Your teenage kid finally gets his drivers license. He takes off in your brand new car that weighs 2000kg at 47m/s when he hits a parked semi that weighs 40000kg. They plow forward in a perfectly in elastic fashion in the same direction. What is the velocity of the wreck?
To find the velocity of the wreck after the collision, we can use the principle of conservation of momentum. The total momentum before the collision is equal to the total momentum after the collision.
Initially, the momentum of the car can be calculated using the formula:
Momentum (p1) = mass × velocity
The mass of the car is 2000 kg, and the initial velocity is 47 m/s. Therefore, the momentum of the car before the collision is:
p1 = 2000 kg × 47 m/s
Similarly, the momentum of the parked semi is:
p2 = 40000 kg × 0 m/s (since the semi is stationary)

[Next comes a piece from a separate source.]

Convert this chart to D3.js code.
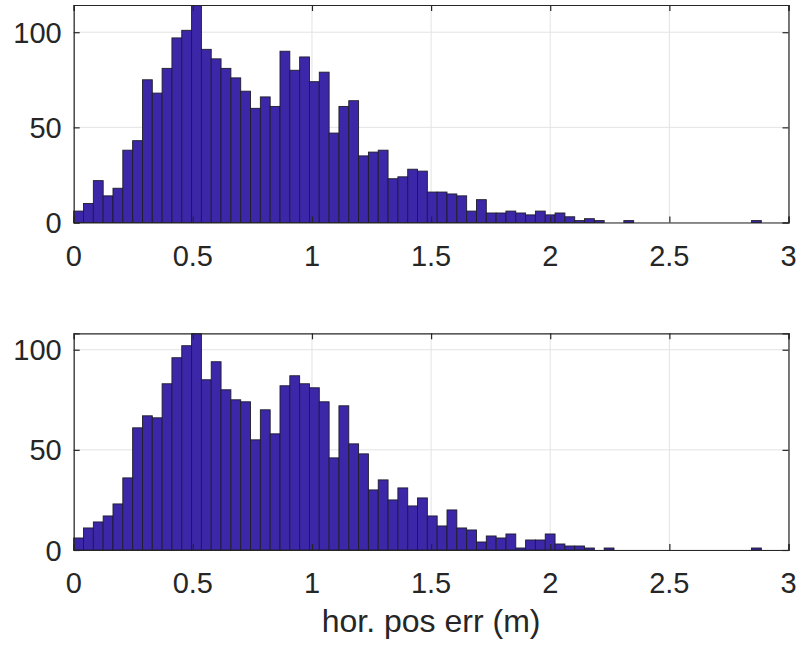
<!DOCTYPE html>
<html>
<head>
<meta charset="utf-8">
<script src="https://cdn.jsdelivr.net/npm/d3@7"></script>
<style>
  html, body { margin: 0; padding: 0; background: #fff; }
  svg { display: block; }
  text { font-family: "Liberation Sans", Arial, Helvetica, sans-serif; fill: #262626; }
</style>
</head>
<body>
<svg id="chart" width="804" height="650"></svg>
<script>
// ---------------- data ----------------
const binStart = 0;
const binWidth = 0.04123;           // 70 bins spanning ~0 .. 2.886 m
const countsTop = [6,10,22,14,18,38,43,75,68,81,
                   97,101,114,91,86,81,76,69,60,66,
                   61,90,80,87,74,79,47,61,64,35,
                   37,38,23,24,28,27,16,16,15,14,
                   6,12,5,5,6,5,4,6,4,5,
                   3,1,2,1,0,0,1,0,0,0,
                   0,0,0,0,0,0,0,0,0,1];
const countsBottom = [6,11,14,17,23,36,61,67,66,83,
                      96,102,108,85,94,80,75,74,55,70,
                      58,82,87,83,81,74,46,72,53,48,
                      30,35,25,31,22,26,17,12,20,11,
                      10,4,7,6,8,1,5,5,8,3,
                      2,2,1,0,1,0,0,0,0,0,
                      0,0,0,0,0,0,0,0,0,1];
const xTicks = [0, 0.5, 1, 1.5, 2, 2.5, 3];
const xTickLabels = ["0", "0.5", "1", "1.5", "2", "2.5", "3"];
const yTicks = [0, 50, 100];
const yMaxTop = 114.3;
const yMaxBottom = 108.2;
const xLabel = "hor. pos err (m)";

// ---------------- layout ----------------
const svg = d3.select("#chart");
const left = 73.7, right = 788.5;
const panels = [
  { counts: countsTop,    top: 5,     bottom: 222.5, ymax: yMaxTop },
  { counts: countsBottom, top: 333.3, bottom: 550,   ymax: yMaxBottom }
];
const x = d3.scaleLinear().domain([0, 3]).range([left, right]);
const barFill = "#3b27a8";
const edge = "#1e1e2a";
const axisColor = "#262626";
const gridColor = "#e3e3e3";
const tickFont = 29;

panels.forEach((p, pi) => {
  const y = d3.scaleLinear().domain([0, p.ymax]).range([p.bottom, p.top]);
  const g = svg.append("g");

  // background
  g.append("rect").attr("x", left).attr("y", p.top)
    .attr("width", right - left).attr("height", p.bottom - p.top).attr("fill", "#fff");

  // grid
  g.append("g").selectAll("line.vg").data(xTicks).join("line")
    .attr("x1", d => x(d)).attr("x2", d => x(d))
    .attr("y1", p.top).attr("y2", p.bottom)
    .attr("stroke", gridColor).attr("stroke-width", 1);
  g.append("g").selectAll("line.hg").data(yTicks).join("line")
    .attr("x1", left).attr("x2", right)
    .attr("y1", d => y(d)).attr("y2", d => y(d))
    .attr("stroke", gridColor).attr("stroke-width", 1);

  // bars
  const bins = p.counts.map((c, i) => ({
    x0: binStart + i * binWidth, x1: binStart + (i + 1) * binWidth, c }));
  g.append("g").selectAll("rect").data(bins.filter(b => b.c > 0)).join("rect")
    .attr("x", d => x(d.x0))
    .attr("width", d => x(d.x1) - x(d.x0))
    .attr("y", d => y(d.c))
    .attr("height", d => y(0) - y(d.c))
    .attr("fill", barFill)
    .attr("stroke", edge)
    .attr("stroke-width", 0.9);

  // axes with inward ticks (MATLAB style, box on)
  const tl = 6;
  const bottomAxis = d3.axisBottom(x).tickValues(xTicks).tickSize(-tl).tickFormat("");
  const topAxis = d3.axisTop(x).tickValues(xTicks).tickSize(-tl).tickFormat("");
  const leftAxis = d3.axisLeft(y).tickValues(yTicks).tickSize(-tl).tickFormat("");
  const rightAxis = d3.axisRight(y).tickValues(yTicks).tickSize(-tl).tickFormat("");
  [[bottomAxis, `translate(0,${p.bottom})`], [topAxis, `translate(0,${p.top})`],
   [leftAxis, `translate(${left},0)`], [rightAxis, `translate(${right},0)`]].forEach(([ax, tr]) => {
    const a = g.append("g").attr("transform", tr).call(ax);
    a.selectAll("path.domain").attr("stroke", axisColor).attr("stroke-width", 1.2);
    a.selectAll(".tick line").attr("stroke", axisColor).attr("stroke-width", 1.2);
  });

  // tick labels
  g.append("g").selectAll("text").data(xTicks).join("text")
    .attr("x", d => x(d)).attr("y", p.bottom + 43)
    .attr("text-anchor", "middle").attr("font-size", tickFont)
    .text((d, i) => xTickLabels[i]);
  g.append("g").selectAll("text").data(yTicks).join("text")
    .attr("x", left - 12).attr("y", d => y(d) + 10.5)
    .attr("text-anchor", "end").attr("font-size", tickFont)
    .text(d => d);

  if (pi === 1) {
    g.append("text").attr("x", (left + right) / 2).attr("y", 632)
      .attr("text-anchor", "middle").attr("font-size", 32).text(xLabel);
  }
});
</script>
</body>
</html>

Since momentum is conserved, the sum of the initial momenta must equal the sum of the final momenta. Therefore, the momentum after the collision will be the sum of the initial momenta:
p_total = p1 + p2
Now, since the collision is perfectly inelastic, the two objects stick together and move with the same velocity. Let's call this final velocity v. So, the total momentum after the collision is:
p_total = (mass of wreck) × v
We know that the mass of the wreck is the combined mass of the car and the semi, which is:
2000 kg + 40000 kg = 42000 kg
Setting up the equation for conservation of momentum:
p1 + p2 = p_total
2000 kg × 47 m/s + 40000 kg × 0 m/s = 42000 kg × v
Now, we can solve for v:
94000 kg·m/s = 42000 kg × v
v = 94000 kg·m/s / 42000 kg
v ≈ 2.24 m/s
Therefore, the velocity of the wreck after the collision is approximately 2.24 m/s.